Emergences

L’Un-l’Autre est un trait d’union entre notre modernité et la psychanalyse d’orientation lacanienne. Il nous conduira jusqu’au Forum Campus psy 2021 qui aura lieu le 2 octobre. 

 

Penser le moment actuel est nécessaire au regard de la clinique. Se faire « docile » [1] aux positions
subjectives, toujours inédites parce que singulières, implique une attention renouvelée aux formes contemporaines du Malaise dans la civilisation [2].
Ainsi, comment lire et interpréter ce qui se joue dans la montée au zénith social des études de genre (gender studies) ? Dans la rencontre avec l’Autre sexe ? Le discours de la science, tel qu’il aborde « l’affaire
sexuelle » [3], entraîne à certains égards une forclusion du sujet.

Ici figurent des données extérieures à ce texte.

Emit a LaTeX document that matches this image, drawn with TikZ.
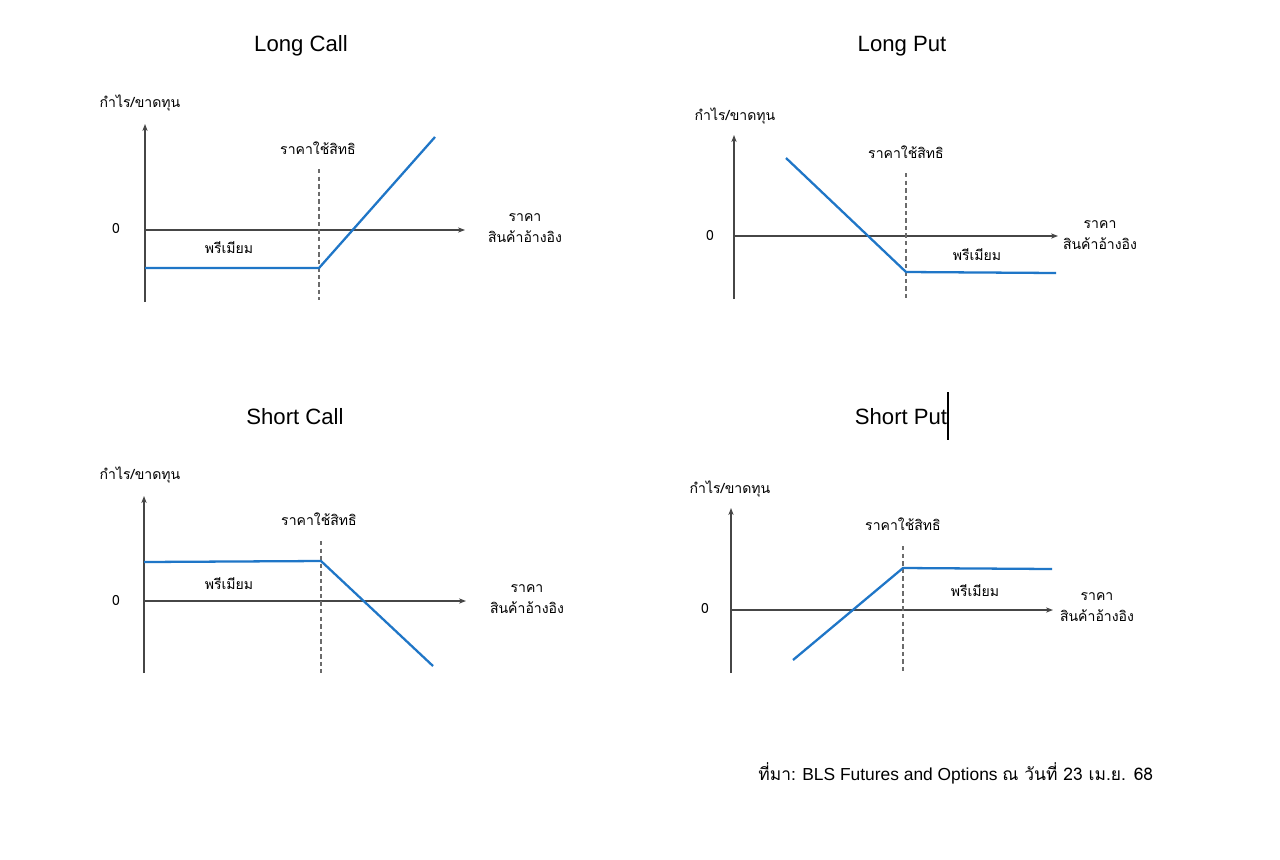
\documentclass[tikz,border=0pt]{standalone}
\usepackage{fontspec}
\setmainfont{Liberation Sans}
\newfontfamily\thaifont[Script=Thai]{Loma}
\usetikzlibrary{arrows.meta}

\definecolor{paycolor}{RGB}{31,118,199}
\definecolor{axisgray}{RGB}{70,70,70}

\tikzset{
  axis/.style={draw=axisgray, line width=0.8pt, -{Stealth[length=4pt,width=3pt]}},
  strikeline/.style={draw=axisgray!80, line width=0.6pt, dash pattern=on 2.5pt off 1.8pt},
  payline/.style={draw=paycolor, line width=1.3pt, line join=miter},
  title/.style={font=\fontsize{12.6}{15}\selectfont, inner sep=0pt},
  lbl/.style={font=\thaifont\fontsize{8}{12}\selectfont, inner sep=0pt, align=center},
}

\begin{document}
\begin{tikzpicture}[x=0.02cm,y=-0.02cm]
  \fill[white] (0,0) rectangle (1280,859);
  \useasboundingbox (0,0) rectangle (1280,859);

  % Long Call
  \node[title] (lctitle) at (301,46) {Long Call};
  \node[lbl] (lcylabel) at (140,103) {กำไร/ขาดทุน};
  \node[lbl] (lczero) at (116,228) {0};
  \node[lbl] (lcstrike) at (318,148) {ราคาใช้สิทธิ};
  \node[lbl] (lcprem) at (229,248) {พรีเมียม};
  \node[lbl] (lcxlabel) at (525,228) {ราคา\\สินค้าอ้างอิง};
  \coordinate (lcbot) at (145,302);
  \coordinate (lctop) at (145,124);
  \coordinate (lco) at (145,230);
  \coordinate (lcend) at (465,230);
  \coordinate (lck) at (319,268);
  \draw[axis] (lcbot) -- (lctop);
  \draw[axis] (lco) -- (lcend);
  \draw[strikeline] (319,169) -- (319,300);
  \draw[payline] (145,268) -- (lck) -- (435,137);

  % Long Put
  \node[title] (lptitle) at (902,46) {Long Put};
  \node[lbl] (lpylabel) at (735,116) {กำไร/ขาดทุน};
  \node[lbl] (lpzero) at (710,235) {0};
  \node[lbl] (lpstrike) at (906,152) {ราคาใช้สิทธิ};
  \node[lbl] (lpprem) at (977,255) {พรีเมียม};
  \node[lbl] (lpxlabel) at (1100,235) {ราคา\\สินค้าอ้างอิง};
  \coordinate (lpbot) at (734,299);
  \coordinate (lptop) at (734,135);
  \coordinate (lpo) at (734,236);
  \coordinate (lpend) at (1058,236);
  \coordinate (lpk) at (906,272);
  \draw[axis] (lpbot) -- (lptop);
  \draw[axis] (lpo) -- (lpend);
  \draw[strikeline] (906,173) -- (906,300);
  \draw[payline] (786,158) -- (lpk) -- (1056,273);

  % Short Call
  \node[title] (sctitle) at (295,417) {Short Call};
  \node[lbl] (scylabel) at (140,475) {กำไร/ขาดทุน};
  \node[lbl] (sczero) at (116,600) {0};
  \node[lbl] (scstrike) at (319,519) {ราคาใช้สิทธิ};
  \node[lbl] (scprem) at (229,584) {พรีเมียม};
  \node[lbl] (scxlabel) at (527,599) {ราคา\\สินค้าอ้างอิง};
  \coordinate (scbot) at (144,673);
  \coordinate (sctop) at (144,496);
  \coordinate (sco) at (144,601);
  \coordinate (scend) at (466,601);
  \coordinate (sck) at (321,561);
  \draw[axis] (scbot) -- (sctop);
  \draw[axis] (sco) -- (scend);
  \draw[strikeline] (321,541) -- (321,673);
  \draw[payline] (144,562) -- (sck) -- (433,666);

  % Short Put
  \node[title] (sptitle) at (901,417) {Short Put};
  \draw[black, line width=0.6pt] (948,392) -- (948,440);
  \node[lbl] (spylabel) at (730,489) {กำไร/ขาดทุน};
  \node[lbl] (spzero) at (705,608) {0};
  \node[lbl] (spstrike) at (903,524) {ราคาใช้สิทธิ};
  \node[lbl] (spprem) at (975,591) {พรีเมียม};
  \node[lbl] (spxlabel) at (1097,607) {ราคา\\สินค้าอ้างอิง};
  \coordinate (spbot) at (731,673);
  \coordinate (sptop) at (731,508);
  \coordinate (spo) at (731,610);
  \coordinate (spend) at (1053,610);
  \coordinate (spk) at (903,568);
  \draw[axis] (spbot) -- (sptop);
  \draw[axis] (spo) -- (spend);
  \draw[strikeline] (903,546) -- (903,673);
  \draw[payline] (793,660) -- (spk) -- (1052,569);

  % source
  \node[anchor=west, inner sep=0pt, font=\fontsize{9.9}{12}\selectfont] (source) at (758,773)
    {{\thaifont ที่มา:} BLS Futures and Options {\thaifont ณ วันที่ 23 เม.ย. 68}};
\end{tikzpicture}
\end{document}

Nous proposons ici de lui redonner place selon la partition qui suit.

 

Cinq axes seront à l’étude.

Anatomie et destin subjectif éclairera le (non) rapport entre le discours de la science et le sujet. Trans/détrans, dysphorique/euphorique, binaire/non binaire, mais comment le sujet s’embrouille et se
débrouille-t-il avec sa jouissance ?

La montée au zénith des particularismes précisera en quoi les revendications identitaires poussent les uns-tout-seuls au communautarisme. Plutôt que de favoriser le lien social – en témoigne
l’entrée récente au Larousse du terme « racisé » –, quels peuvent être en effet les effets ségrégatifs du langage ?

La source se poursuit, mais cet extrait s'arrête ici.